For Google, the ruling likely hits hard, despite a couple of notable wins. For one, Brinkema ruled that the DOJ did not prove Google has a monopoly in a third market “for open-web display advertiser ad networks.” Additionally, Google will not face sanctions for deleting chat histories that could have influenced her decision in the case.

“Chat deletions occurred when employees discussed substantive topics at issue in this litigation and continued after the federal government began an antitrust investigation into Google’s conduct,” Brinkema noted. And Google’s evasive tactics also included executives marking emails as “privileged” that “clearly did not involve privileged communications,” the judge said.
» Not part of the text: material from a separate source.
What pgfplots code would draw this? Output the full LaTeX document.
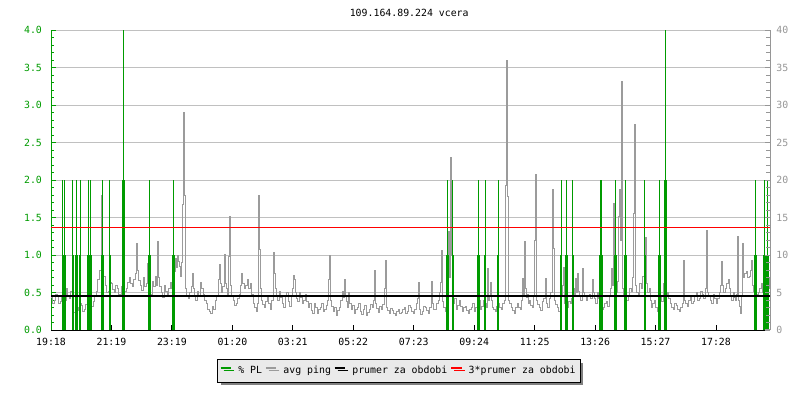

However, because the DOJ had enough evidence and testimony for Brinkema to find Google liable, the judge agreed with the outcome in the Google search trial and declined to sanction Google for the “adverse interference.”

“As in Google Search, the Court’s decision not to sanction ‘should not be understood as condoning Google’s failure to preserve chat evidence,'” Brinkema said.

While the DOJ largely claims the win, Google is apparently not considering this a loss yet. In a statement provided to Ars, Lee-Anne Mulholland, Google’s vice president of regulatory affairs, confirmed that Google plans to appeal.

“We won half of this case and we will appeal the other half,” Mulholland said. “The Court found that our advertiser tools and our acquisitions, such as DoubleClick, don’t harm competition. We disagree with the Court’s decision regarding our publisher tools. Publishers have many options, and they choose Google because our ad tech tools are simple, affordable, and effective.”